Now onto other subjects. Every month from September to March birders across the UK take part in the Wetland Birds Survey (WeBS), the idea that counts in a given area ar coordinated so the birds aren’t counted twice or missed. My area is the south-east of Holes Bay, which usually isn’t that exciting, at least compared the bird rich north-east sector. On the October count however, I was surprised to see two male Common Scoter, a bird associated more with the open sea in winter than sheltered inland bays. I didn’t have my decent camera with me so I only have this mediocre digiscoped shot.
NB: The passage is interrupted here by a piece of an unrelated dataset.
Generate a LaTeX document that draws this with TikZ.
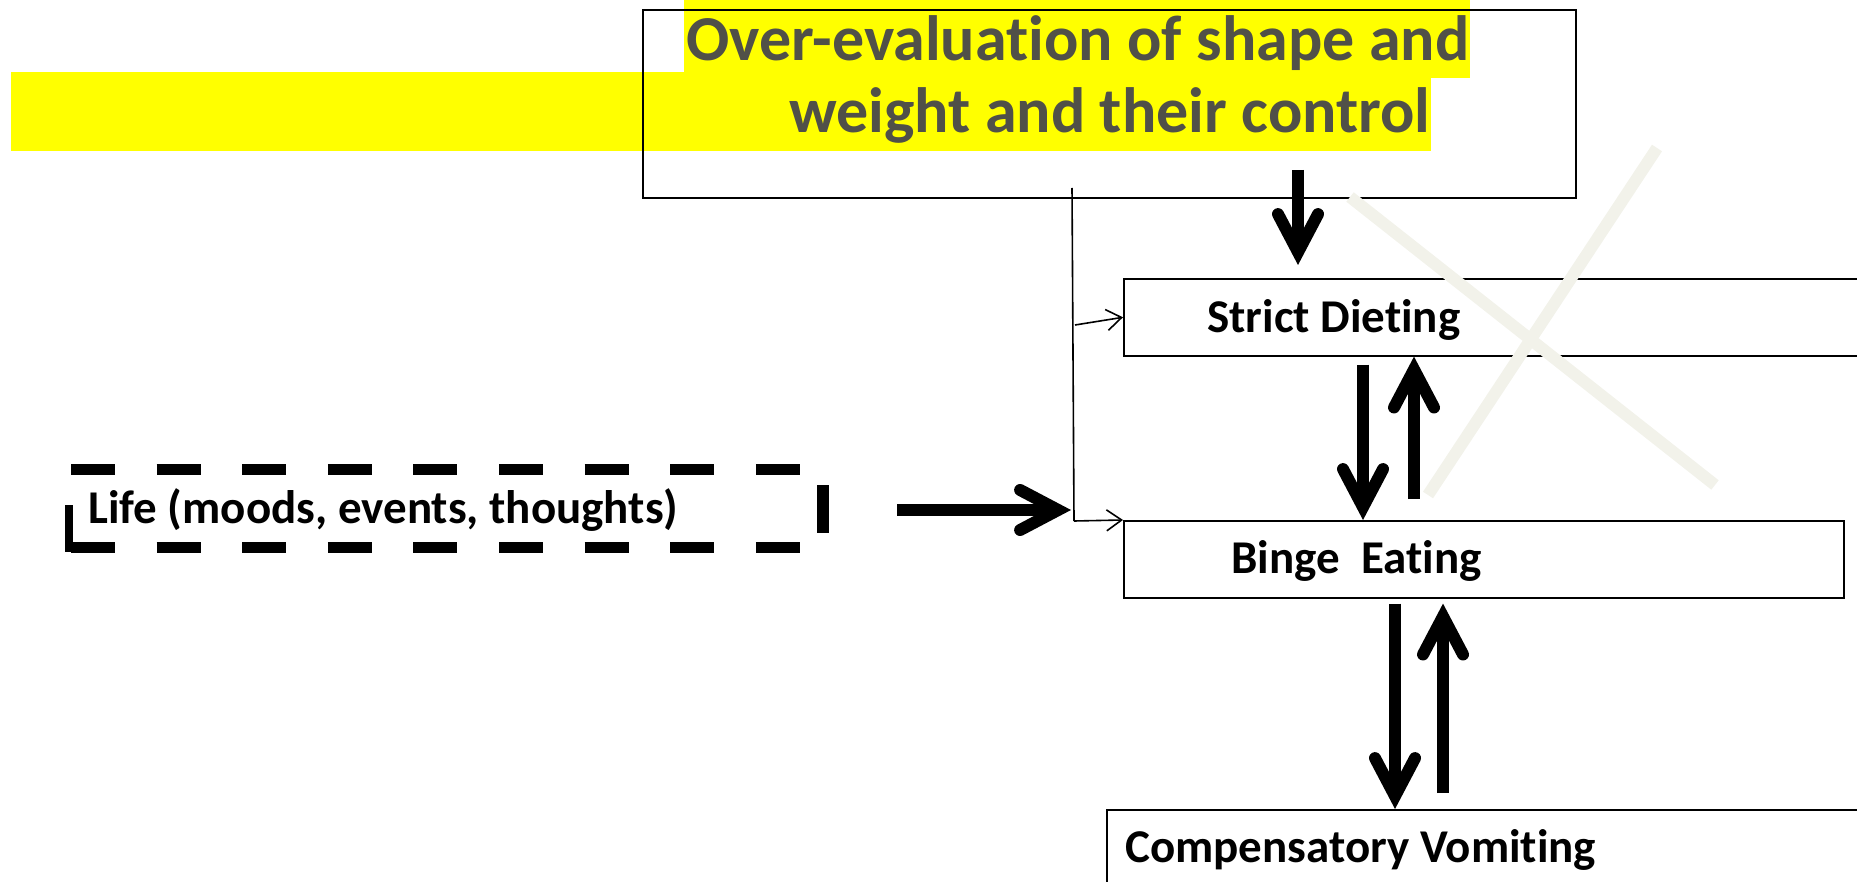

Margaret, Gio and Jessica2

One day in late October Margaret and I met up with my old friend and former work colleague Gio and his wife Jessica and went for a walk along Ballard Down from Ulwell Gap to Old Harry and back to the pub at Studland. Very enjoyable with great views over Swanage, Poole Harbour and Poole Bay.

Devizes

On consecutive nights in early November I gave my ‘what came first – the Archaeopteryx of the egg?’ talk to the Wiltshire Ornithological Society in Devizes and Christchurch Harbour Ornithological Group in Christchurch. The talk has taken at lot of researching and has been extensively rewritten since I first showed it a couple of years ago. And although I say it myself, I was pretty pleased with the outcome. It was quite a long drive across Cranbourne Chase and Salisbury Plain to Devizes, not helped by a large diversion due to road repairs, but I’m glad I did it. This photo shows Market Square in Devizes.

Tivoli Wimborne

On an entirely different note, Margaret and I spent a very pleasant evening at the beautifully restored and wonderfully old-fashioned Tivoli Theatre in Wimborne.

judy_collins_1

We had gone to see the legendary American folk singer Judy Collins,famous for her renditions of ‘Send in the Clowns’ and ‘Amazing Grace’. Now aged 76 she still has a wonderful, powerful voice and gave a totally spellbinding performance. Between songs she told tales of the past from her friendships with Joan Baez and Bob Dylan to working with famous producers like Stephen Sondheim and revealed that the Crosby, Still and Nash anthem ‘Suite: Judy Blue Eyes’ was written for her. Photography is not allowed during the performance so I have used one of her publicity pictures.

Rachael Sage2

I found the support act captivating as well. American singer Rachael Sage played a beautiful set of quirky songs that reminded me a little of Tori Amos. She was selling CDs in the foyer during the interval and I got chatting and asked if she minded if I took her photo ….

RS_Blue-Roses_Web_grande

…. and of course I was obliged to buy her rather excellent CD after that.